_Set exercise_: Report all lines from the entries below in which "this" appears.

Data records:
......

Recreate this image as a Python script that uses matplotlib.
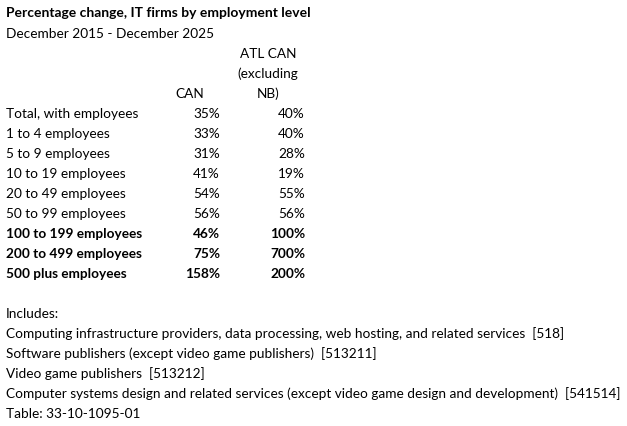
import matplotlib.pyplot as plt

title = "Percentage change, IT firms by employment level"
subtitle = "December 2015 - December 2025"
col_headers = ["CAN", "ATL CAN\n(excluding\nNB)"]
categories = ["Total, with employees", "1 to 4 employees", "5 to 9 employees",
              "10 to 19 employees", "20 to 49 employees", "50 to 99 employees",
              "100 to 199 employees", "200 to 499 employees", "500 plus employees"]
can_pct = [35, 33, 31, 41, 54, 56, 46, 75, 158]
atl_pct = [40, 40, 28, 19, 55, 56, 100, 700, 200]
bold_rows = [6, 7, 8]
notes = ["Includes:",
         "Computing infrastructure providers, data processing, web hosting, and related services  [518]",
         "Software publishers (except video game publishers)  [513211]",
         "Video game publishers  [513212]",
         "Computer systems design and related services (except video game design and development)  [541514]",
         "Table: 33-10-1095-01"]

W, H = 627, 426
fig = plt.figure(figsize=(W / 100, H / 100), dpi=100)
plt.rcParams['font.family'] = ['Lato', 'DejaVu Sans']
fs = 9.8


def put(x, y, s, **kw):
    # pixel coords from top-left
    fig.text(x / W, 1 - y / H, s, va='center', **{'fontsize': fs, **kw})


put(6, 13, title, weight='bold', fontsize=10)
put(6, 34, subtitle)
for i, line in enumerate(col_headers[1].split("\n")):
    put(268, 54 + 20 * i, line, ha='center')
put(190, 94, col_headers[0], ha='center')

row_y = 114
for i, cat in enumerate(categories):
    w = 'bold' if i in bold_rows else 'normal'
    y = row_y + 20 * i
    put(6, y, cat, weight=w)
    put(220, y, f"{can_pct[i]}%", ha='right', weight=w)
    put(305, y, f"{atl_pct[i]}%", ha='right', weight=w)

for i, line in enumerate(notes):
    put(6, 314 + 20 * i, line)

fig.savefig("out.png", dpi=100)
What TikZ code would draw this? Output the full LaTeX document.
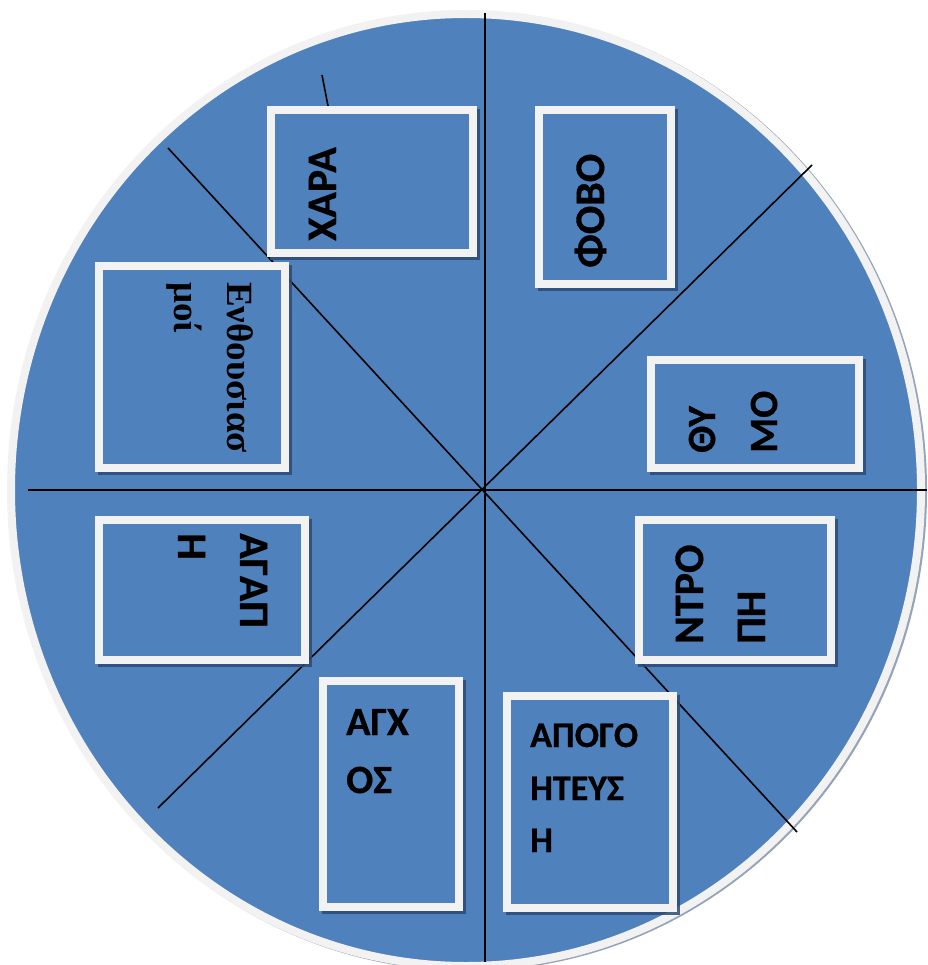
\documentclass[tikz,border=0pt]{standalone}
\usepackage{fontspec}
\setmainfont{Carlito}[BoldFeatures={FakeBold=0.7}]
\newfontfamily\grserif{Liberation Serif}
\definecolor{fillblue}{HTML}{4F81BD}
\definecolor{rimgray}{HTML}{F2F2F2}
\definecolor{shadeblue}{HTML}{2C4A73}
\tikzset{
  boxst/.style={draw=rimgray, line width=8pt, fill=fillblue, inner sep=0pt, outer sep=0pt},
  shd/.style={fill=shadeblue, opacity=0.85},
  wheelshd/.style={fill=shadeblue, opacity=0.5},
  sepline/.style={draw=black, line width=1.6pt},
  lblbig/.style={font=\fontsize{42}{42}\selectfont\bfseries, inner sep=0pt, text=black},
  lblmid/.style={font=\fontsize{40}{40}\selectfont\bfseries, inner sep=0pt, text=black},
  lblsmall/.style={font=\fontsize{36}{36}\selectfont\bfseries, inner sep=0pt, text=black},
  lblserif/.style={font=\grserif\fontsize{37}{37}\selectfont\bfseries, inner sep=0pt, text=black},
}
\newcommand\mybox[5]{%
  \fill[shd] ({#2+3},{#3+3}) rectangle ({#4+3},{#5+3});
  \node[boxst, minimum width={#4-#2-8}, minimum height={#5-#3-8}] (#1) at ({(#2+#4)/2},{(#3+#5)/2}) {};
}
\begin{document}
\begin{tikzpicture}[x=1pt,y=-1pt]
\useasboundingbox (0,0) rectangle (927,965);
\clip (0,0) rectangle (927,965);
\fill[white] (0,0) rectangle (927,965);
% wheel
\fill[wheelshd] (468,491) ellipse [x radius=459, y radius=480];
\fill[fillblue] (466,490) ellipse [x radius=455, y radius=476];
\draw[rimgray, line width=8pt] (466,490) ellipse [x radius=455, y radius=476];
% dividing lines
\coordinate (vt) at (485,13);
\coordinate (vb) at (485,962);
\coordinate (hl) at (28,490);
\coordinate (hr) at (927,490);
\coordinate (d1a) at (168,148);
\coordinate (d1b) at (797,832);
\coordinate (d2a) at (812,165);
\coordinate (d2b) at (158,808);
\coordinate (ta) at (322,75);
\coordinate (tb) at (329,111);
\draw[sepline] (vt) -- (vb);
\draw[sepline] (hl) -- (hr);
\draw[sepline] (d1a) -- (d1b);
\draw[sepline] (d2a) -- (d2b);
\draw[sepline] (ta) -- (tb);
% boxes
\mybox{bxara}{267}{106}{477}{257}
\mybox{benth}{95}{262}{289}{472}
\mybox{bthymo}{647}{356}{863}{472}
\mybox{bntropi}{635}{516}{835}{664}
\mybox{bagapi}{95}{516}{309}{664}
\mybox{bagxos}{319}{677}{463}{911}
\mybox{bapog}{503}{692}{677}{912}
\mybox{bfovo}{535}{106}{675}{288}
% labels
\node[lblbig, rotate=90, anchor=base west] (txara) at (336,241) {ΧΑΡΑ};
\node[lblbig, rotate=90, anchor=base west] (tfovo) at (604,268) {ΦΟΒΟ};
\node[lblmid, rotate=90, anchor=base west] (tthy) at (715,453) {ΘΥ};
\node[lblmid, rotate=90, anchor=base west] (tmo) at (777,453) {ΜΟ};
\node[lblbig, rotate=90, anchor=base west] (tntro) at (703,644) {ΝΤΡΟ};
\node[lblbig, rotate=90, anchor=base west] (tpi) at (765,644) {ΠΗ};
\node[lblbig, rotate=-90, anchor=base west] (tagap) at (240,533) {ΑΓΑΠ};
\node[lblbig, rotate=-90, anchor=base west] (teta) at (178,533) {Η};
\node[lblserif, rotate=-90, anchor=base west] (tenth) at (227,282) {Ενθουσιασ};
\node[lblserif, rotate=-90, anchor=base west] (tmoi) at (174,282) {μοί};
\node[lblmid, anchor=base west] (tagx) at (346,735) {ΑΓΧ};
\node[lblmid, anchor=base west] (tos) at (346,793) {ΟΣ};
\node[lblsmall, anchor=base west] (tapogo) at (530,747) {ΑΠΟΓΟ};
\node[lblsmall, anchor=base west] (titeys) at (530,800) {ΗΤΕΥΣ};
\node[lblsmall, anchor=base west] (tiend) at (530,852) {Η};
\end{tikzpicture}
\end{document}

......

_Full output_:
Recreate this image as a Python script that uses matplotlib.
What TikZ code would draw this? Output the full LaTeX document.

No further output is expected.